How to Write Alt Text’s? Best Practices

So now we have covered what are alternative texts and why you should provide them, what about the how part of things? We identified different use cases, which led us a little further, but we are not quite finished. I have gathered the following information that hopefully leads to excellent alternative texts.

  • Keep it short. The W3C considers a good rule of thumb to write an alt text that you might repeat on the phone for someone.
  • DO NOT begin the text with “picture”, “image”, etc. This is redundant and will lead to confusion for the users who need alternative texts. Screen readers will read the word “image” before the actual alternative text anyway.
  • It is good to use the context of the web page to guide your writing but be aware of not cluttering the alternative text with keywords. Keywords can help SEO and index your images higher, however, keep a healthy balance between accessibility and keywords that are also relevant to the image.
  • Prioritize information. Alternative text should give the most concise description of the image’s purpose. If you must provide a more detailed description, refer to W3C’s documentation about complex images.

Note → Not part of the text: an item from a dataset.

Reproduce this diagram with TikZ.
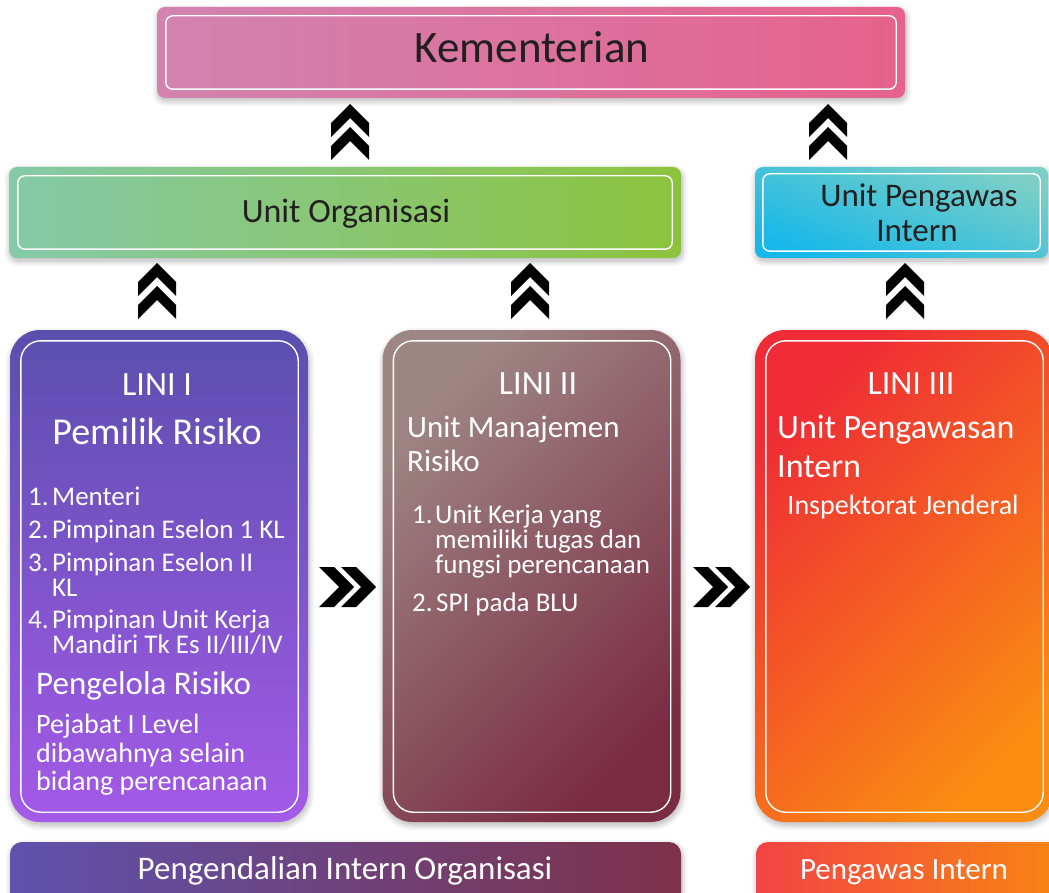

I came across this excellent YouTube video from Chrome for Developers where Jake Archibald and Das Surma discuss the topic.

Writing Good Alt Text – Chrome for Developers.

Along with my list above, I would like to highlight these points taken from the video.

  • Context matters. The same image might have different alternative texts for different sites.
  • Emotions matter. After all, humans are the ones reading the alternative texts.
  • Serve alt text attributes, even if they are empty! Missing alt text attribute is worse than leaving it empty.

TL; DR/Recap

Alternative text provides a brief informative description of the information captivated in images on a web page. Alternative texts are displayed when the image cannot be seen or displayed for multiple different reasons.

Ask yourself a question “Why is the image there in the first place?”. This will lead us to think about what the user might be missing if the image can’t be displayed. We identified four different reasons or “use cases” for an image to exist, decoration, content, link, and text. Each of these had their own rules for the alternative text.

Context is the key. Consider the vibe of the webpage – your alternative text should seamlessly fit the content.

No one likes unnecessary info. Do not use the alternative text just because “you must”. Use it to provide the same experience for all users. Might be that the best way to serve alternative text is just to leave it empty.

Watch the video. Seriously, it’s worth checking out.